Paloma’s journey reflects the challenges of navigating the fashion industry as a curve model, advocating for inclusivity, and confronting the harsh realities of societal expectations and body image. Hence why, amid all that has happened and what some people had to say, she was the best choice for the title that she now holds.

Anticipating potential backlash, Paloma foresaw comments criticizing her body size or dismissing inclusivity in fashion. However, winning the award was not within her expectations that night; she genuinely believed her friend Anok Yai would rightfully claim the honor, the model stated in her piece for The Cut.

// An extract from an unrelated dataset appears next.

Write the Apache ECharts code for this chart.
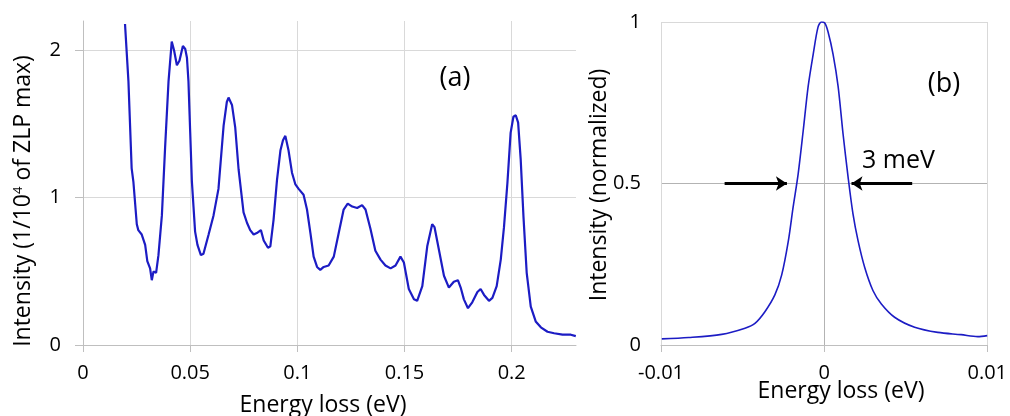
<!DOCTYPE html>
<html><head><meta charset="utf-8">
<script src="https://cdn.jsdelivr.net/npm/echarts@6/dist/echarts.min.js"></script>
<style>html,body{margin:0;padding:0;background:#fff}#c{width:1010px;height:416px}</style>
</head><body><div id="c"></div>
<script>
// Panel (a): energy loss spectrum
const lossA = [0.0196,0.0212,0.0227,0.0235,0.0251,0.0258,0.0266,0.0274,0.0290,0.0300,0.0313,0.0321,0.0329,0.0341,0.0352,0.0368,0.0383,0.0399,0.0414,0.0425,0.0438,0.0450,0.0466,0.0477,0.0485,0.0492,0.0500,0.0508,0.0523,0.0534,0.0550,0.0562,0.0586,0.0609,0.0632,0.0656,0.0671,0.0679,0.0695,0.0710,0.0726,0.0749,0.0765,0.0780,0.0796,0.0811,0.0830,0.0843,0.0863,0.0874,0.0889,0.0905,0.0921,0.0933,0.0944,0.0959,0.0975,0.0991,0.1006,0.1029,0.1045,0.1061,0.1076,0.1092,0.1107,0.1123,0.1146,0.1170,0.1193,0.1216,0.1235,0.1256,0.1279,0.1302,0.1318,0.1341,0.1364,0.1388,0.1411,0.1435,0.1458,0.1481,0.1497,0.1520,0.1544,0.1559,0.1583,0.1606,0.1629,0.1640,0.1660,0.1684,0.1707,0.1730,0.1749,0.1762,0.1777,0.1796,0.1816,0.1840,0.1855,0.1871,0.1894,0.1910,0.1930,0.1949,0.1964,0.1980,0.1995,0.2008,0.2019,0.2030,0.2042,0.2055,0.2070,0.2089,0.2112,0.2136,0.2167,0.2198,0.2237,0.2276,0.2299];
const intensityA = [2.18,1.79,1.20,1.11,0.82,0.78,0.79,0.75,0.68,0.57,0.52,0.44,0.50,0.49,0.61,0.88,1.34,1.79,2.06,2.00,1.90,1.93,2.03,2.01,1.95,1.79,1.45,1.11,0.77,0.68,0.61,0.62,0.75,0.88,1.06,1.49,1.65,1.68,1.63,1.48,1.19,0.90,0.83,0.78,0.75,0.76,0.78,0.71,0.66,0.67,0.85,1.12,1.32,1.39,1.42,1.32,1.17,1.09,1.06,1.02,0.92,0.76,0.60,0.53,0.51,0.53,0.54,0.60,0.76,0.92,0.96,0.94,0.93,0.95,0.92,0.79,0.64,0.58,0.54,0.52,0.54,0.60,0.56,0.38,0.31,0.30,0.40,0.67,0.82,0.80,0.65,0.47,0.39,0.43,0.44,0.39,0.31,0.25,0.29,0.36,0.38,0.34,0.30,0.32,0.40,0.58,0.80,1.10,1.44,1.55,1.56,1.51,1.26,0.87,0.49,0.26,0.16,0.12,0.09,0.08,0.07,0.07,0.06];

// Panel (b): zero-loss peak
const lossB = [-0.00995,-0.0083,-0.00628,-0.00485,-0.00424,-0.00363,-0.00302,-0.0026,-0.0022,-0.0019,-0.00159,-0.00128,-0.00098,-0.00067,-0.00037,-0.00016,0.00004,0.00024,0.00055,0.00086,0.00116,0.00147,0.00177,0.00208,0.00249,0.0030,0.00351,0.00432,0.00555,0.00697,0.0084,0.00942,0.0100];
const intensityB = [0.019,0.023,0.033,0.052,0.067,0.103,0.155,0.217,0.32,0.427,0.53,0.664,0.80,0.90,0.985,1.0,0.997,0.97,0.90,0.80,0.654,0.52,0.406,0.323,0.24,0.168,0.127,0.086,0.055,0.039,0.032,0.026,0.029];

const xTicksA = [0, 0.05, 0.1, 0.15, 0.2];
const yTicksA = [0, 1, 2];
const xTicksB = [-0.01, 0, 0.01];
const yTicksB = [0, 0.5, 1];

const titleA_x = 'Energy loss (eV)';
const titleB_x = 'Energy loss (eV)';
const titleB_y = 'Intensity (normalized)';
const fwhmLabel = '3 meV';

const FONT = '"Open Sans", "Noto Sans", sans-serif';
const LINE = '#1c1cc4';
const GRID = '#d9d9d9';
const AXIS = '#bfbfbf';

const chart = echarts.init(document.getElementById('c'), null, {renderer: 'canvas'});
const labelStyle = {color: '#000', fontSize: 20, fontFamily: FONT};

chart.setOption({
  animation: false,
  backgroundColor: '#fff',
  grid: [
    {left: 83, top: 21, width: 493, height: 324},
    {left: 661, top: 22, width: 327, height: 323}
  ],
  xAxis: [
    {gridIndex: 0, type: 'value', min: 0, max: 0.23, interval: 0.05,
     axisLine: {show: true, onZero: false, lineStyle: {color: AXIS, width: 1}},
     axisTick: {show: true, length: 7, lineStyle: {color: AXIS}, customValues: xTicksA},
     axisLabel: Object.assign({margin: 18, customValues: xTicksA, formatter: v => String(v)}, labelStyle),
     splitLine: {show: true, lineStyle: {color: GRID, width: 1}}},
    {gridIndex: 1, type: 'value', min: -0.01, max: 0.01, interval: 0.01,
     axisLine: {show: true, onZero: false, lineStyle: {color: AXIS, width: 1}},
     axisTick: {show: true, length: 7, lineStyle: {color: AXIS}, customValues: xTicksB},
     axisLabel: Object.assign({margin: 18, customValues: xTicksB, formatter: v => String(v)}, labelStyle),
     splitLine: {show: true, lineStyle: {color: [GRID, '#b3b3b3', GRID], width: 1}}}
  ],
  yAxis: [
    {gridIndex: 0, type: 'value', min: 0, max: 2.2, interval: 1,
     axisLine: {show: true, onZero: false, lineStyle: {color: AXIS, width: 1}},
     axisTick: {show: true, length: 8, lineStyle: {color: AXIS}, customValues: yTicksA},
     axisLabel: Object.assign({margin: 22, customValues: yTicksA, formatter: v => String(v)}, labelStyle),
     splitLine: {show: true, lineStyle: {color: GRID, width: 1}}},
    {gridIndex: 1, type: 'value', min: 0, max: 1, interval: 0.5,
     axisLine: {show: false},
     axisTick: {show: false},
     axisLabel: Object.assign({margin: 20, customValues: yTicksB, formatter: v => String(v)}, labelStyle),
     splitLine: {show: true, lineStyle: {color: [GRID, '#b3b3b3', GRID], width: 1}}}
  ],
  series: [
    {type: 'line', xAxisIndex: 0, yAxisIndex: 0, showSymbol: false, smooth: false,
     lineStyle: {color: LINE, width: 2.2}, itemStyle: {color: LINE},
     data: lossA.map((x, i) => [x, intensityA[i]])},
    {type: 'line', xAxisIndex: 1, yAxisIndex: 1, showSymbol: false, smooth: 0.3,
     lineStyle: {color: LINE, width: 1.6}, itemStyle: {color: LINE},
     data: lossB.map((x, i) => [x, intensityB[i]]),
     markLine: {silent: true, symbol: ['none', 'arrow'], symbolSize: [11, 11],
       label: {show: false},
       lineStyle: {color: '#000', width: 3, type: 'solid'},
       data: [
         [{coord: [-0.0061, 0.5]}, {coord: [-0.00228, 0.5]}],
         [{coord: [0.0054, 0.5]}, {coord: [0.00168, 0.5]}]
       ]}}
  ],
  graphic: [
    {type: 'text', x: 23, y: 201, rotation: Math.PI / 2,
     style: {text: '{t|Intensity (1/10}{s|4}{t| of ZLP max)}', align: 'center', verticalAlign: 'middle',
       rich: {t: {fontSize: 23, fontFamily: FONT, fill: '#000'},
              s: {fontSize: 13, fontFamily: FONT, fill: '#000', verticalAlign: 'top', padding: [0, 0, 10, 0]}}}},
    {type: 'text', x: 323, y: 405,
     style: {text: titleA_x, fontSize: 23, fontFamily: FONT, fill: '#000', align: 'center', verticalAlign: 'middle'}},
    {type: 'text', x: 599, y: 185, rotation: Math.PI / 2,
     style: {text: titleB_y, fontSize: 23, fontFamily: FONT, fill: '#000', align: 'center', verticalAlign: 'middle'}},
    {type: 'text', x: 841, y: 391,
     style: {text: titleB_x, fontSize: 23, fontFamily: FONT, fill: '#000', align: 'center', verticalAlign: 'middle'}},
    {type: 'text', x: 455, y: 78,
     style: {text: '(a)', fontSize: 27, fontFamily: FONT, fill: '#000', align: 'center', verticalAlign: 'middle'}},
    {type: 'text', x: 944, y: 84,
     style: {text: '(b)', fontSize: 27, fontFamily: FONT, fill: '#000', align: 'center', verticalAlign: 'middle'}},
    {type: 'text', x: 862, y: 161,
     style: {text: fwhmLabel, fontSize: 25, fontFamily: FONT, fill: '#000', align: 'left', verticalAlign: 'middle'}}
  ]
});
</script>
</body></html>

Elsesser also expressed that the modeling profession brought a unique form of loneliness, involving sacrifices of education, personal milestones, and enduring unfamiliar environments daily. Longevity in the industry proved elusive, especially when diverging from conventional standards of whiteness and thinness. Her fellow nominees shared similar narratives, facing challenges in an industry that often sidelines diversity.

Unprepared for victory, when Damson Idris announced Paloma as the Model of the Year, she found herself holding the prestigious award, acknowledging the honour, and underscoring the significance of being the first curve model to win – but, as she has concluded herself, there is a price to pay when being the first.

The morning after revealed a stark reality, Paloma declared. Hate inundated various social media platforms, dissecting the woman’s body, face, and career, alongside her racial ambiguity. 

Elsesser is African American on her mother’s side and Chilean and Swiss on her father’s. This criticism extended beyond faceless trolls, perpetuating harmful narratives related to body image.

Paloma confided her despair to her agent while navigating Heathrow Airport, as doubts and intrusive thoughts resurfaced, transforming her self-esteem and self-worth into a subject of public discourse.

Modeling had initially provided Paloma with a sense of purpose, she stated, challenging societal norms around body image. 

However, her advocacy for human rights, exemplified by her support for Palestine, came at a cost – lost opportunities and hateful comments. The subsequent two months saw her disconnect from social media, questioning the value of acknowledging almost a decade of hard work.

There is a point to make here. We – as society – wish for both diversity and inclusivity as long as it does not appear front center. We like to play this game of performative activism; God forbid we talk about either anorexia or obesity, but at the same time God forbid a woman who is not a size zero can be the star of the show.

The conflicting dynamics of an industry celebrating firsts while struggling to sustain inclusivity became apparent. Despite criticism and doubt, Paloma persists because it matters not just to her but to those impacted by the representation she represents.

Young girls deserve role models like Paloma. Young girls are worth more than just what society thinks of their bodies.

This industry’s focus on a select few names, while shutting the door on countless others, prompts contemplation about the true meaning of being a first, in Elsesser’s view – and I have to agree.

Even today, after all that happened in December, after Paloma’s piece in The Cut, there are still commentators on social media that waste too much of their time in hating the fact that a minority has won any award. 

Some along the lines of “Yawn. Enough of the victim mentality please”, “Boo-hoo, there are women going through much worse,” and “We just wanted someone else”.

Beyond the wins, Paloma thought about the importance of recognizing the journey, the effort, the struggle, and the hope that it makes a difference to someone else. This painful path and the persistent pursuit of impact are reasons enough for her to believe in deserving acknowledgment.